Onsite opportunity and work culture – Managers should consult team members and implement a strict rotational policy of onsite relocation and ensure that the work environment is not extra competitive maintaining equality amongst the team members.
According to Samuel and Chipunza (2009), the main reason for retention is to prevent competent employees from leaving the organisation as this could have detrimental effects on productivity and profitability of the organisation. However, implementing retention policies has become a challenging task for managers and Human Resources in a hostile over competitive economic environment.

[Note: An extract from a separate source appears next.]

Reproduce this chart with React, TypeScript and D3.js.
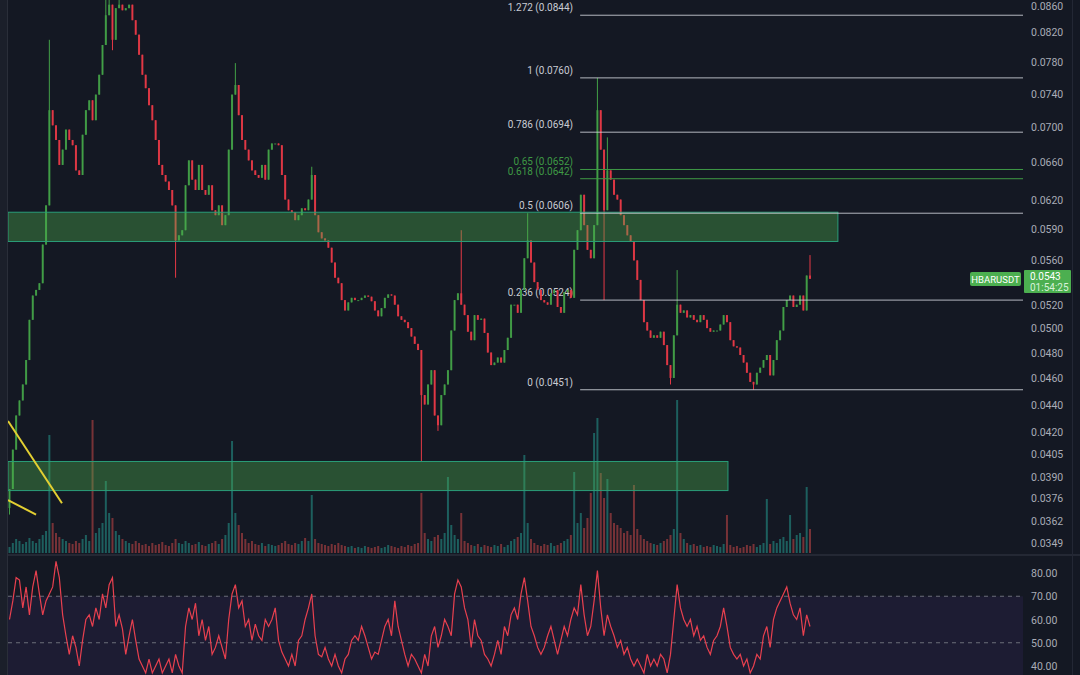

ITES company with the help of a balance of motivational theories; leadership concepts catalysed with a new communication system might be able to achieve these goals. They will see their attrition rate reducing effectively to possibly acceptable level.
Motivation procedures play a major role in retaining staff. However, motivation is not achieved with the same practices and procedures throughout the world. Each organization has to device its own motivation plan based on a balance between organizational and individual goals. The general conclusion is that in Indian IT companies the internal motivation factors appear to be more effective than the classical external ones.